Protegrity’s Synthetic Data solution is a Synthetic Data generator which generates artificial data that is realistic, statistically accurate, and privacy-safe. This data unlocks the full potential of AI and analytics. By creating entirely new data that mirrors the patterns of your original datasets but contains no sensitive information you can train and test AI models without risk. You can also scale these models without exposure or compliance violations.
This is the multi-page printable view of this section. Click here to print.
About Protegrity Synthetic Data
1 - Protegrity Synthetic Data Architecture
An overview of the communication is shown in the following figure.

Protegrity Synthetic Data system includes the following core components:
Key Pods and Services
Synthetic Data App Pod
- Orchestrates Synthetic Data generation.
MLFlow Pod
- Captures model training and evaluation.
- Hosted in containers for scalability.
S3 bucket Pod
- Stores models, model artifacts, and generated reports.
- Used by both MLFlow and Synthetic Data App pods.
SQL Database Server Pod
- Provides storage for MLFlow experiments metadata.

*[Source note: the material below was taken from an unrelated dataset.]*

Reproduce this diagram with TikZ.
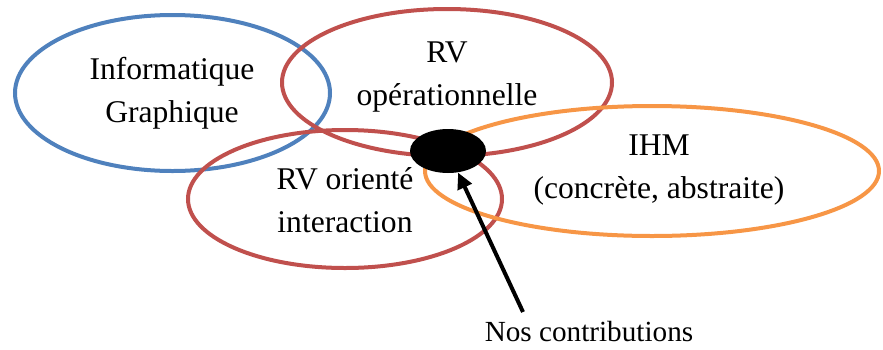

Data Generation Interfaces
Protegrity Synthetic Data can be generated using:
- REST APIs
- Swagger UI
These interfaces allow developers and data scientists to interact with the system programmatically or visually.
Access and Networking
Users access the Protegrity Synthetic Data using HTTP over default port 8095 and other services using the following ports:
| Port | Communication Path |
|---|---|
| 5000 | MLFlow pod |
| 5432 | SQL Database Server |
| 8095 | Protegrity Synthetic Data Service |
| 9000 | S3 bucket |
Cloud Hosting Options
Like the Protegrity Anonymization API, the entire Protegrity Synthetic Data API can be hosted using any cloud-provided Kubernetes service, including:
- Amazon Elastic Kubernetes Service (EKS)
- Google Kubernetes Engine (GKE)
- Microsoft Azure Kubernetes Service (AKS)
- Red Hat OpenShift
- Other Kubernetes platforms
This flexibility allows organizations to scale Synthetic Data generation securely across environments.
2 - Supported Models
Models supported by Protegrity Synthetic Data 1.0.1
Protegrity Synthetic Data 1.0.1 supports tabular synthetic data generation using GAN‑based models, including TVAE and diffusion‑based techniques. These models are used to generate privacy-safe synthetic tabular data while preserving:
- Column types and schema compatibility
- Statistical distributions
- Relationships and correlations between variables
- Utility for analytics and ML workloads
The following are the modeling techniques:
Generative Adversarial Networks (GANs) – It is considered as a primary approach which is used to learn the structure and statistical properties of real tabular datasets and generate Synthetic Data.
Tabular Variational Autoencoders (TVAE) – It is explicitly listed as a supported technique for Synthetic Data generation.
Diffusion-based models – It is also explicitly mentioned as a supported Synthetic Data generation.
All three models learn from the structure and statistical properties of real datasets, but they differ in how they learn and generate data, and in the trade‑offs they offer. These models have some inherent limitations. They require sufficient input data to train reliably. They are slower than anonymization or pseudonymization techniques and cannot be used in scenarios that require re‑identification or record‑level traceability. Model training and maintenance introduce moderate cost and operational overhead, and data fidelity is statistical rather than exact, particularly for rare or highly constrained patterns.
Switching between the Protegrity Synthetic Data Models
Step 1: Decide the target model type
Protegrity Synthetic Data supports multiple generative model types, including:
- GAN‑based models
- Diffusion‑based models
Model selection is controlled using the request configuration, not by modifying an existing trained model.
Step 2: Update the request payload to specify the model type
When building a Protegrity Synthetic Data generation request, use the typeHint field to explicitly select the model.
Use the following to switch to a diffusion model:
"typeHint": {
"model_type": "tabdiff"
}
Note: If
typeHintis not specified, the system may automatically determine the most appropriate model during training.
Step 3: Submit the updated request and trigger model training
Switching models requires a new training run. Protegrity Synthetic Data follows a structured pipeline that includes:
- Configuration validation
- Automatic preprocessing
- Training of the Protegrity Synthetic Data generator model
- Evaluation against real data
- Protegrity Synthetic Data generation
Note: Training is not instantaneous and can take from minutes to hours depending on configuration and data size.
Step 4: Review evaluation results for the new model
After switching models and generating data:
- Review evaluation and similarity metrics.
- Validate privacy protection and analytical utility.
Protegrity Synthetic Data explicitly evaluates generated data against the real dataset as part of the workflow.
Step 5: Version or archive models as needed
This is an optional step. Protegrity Synthetic Data provides model management capabilities to track and manage trained models. Each training run produces a separate model artifact, which can be reused or archived independently.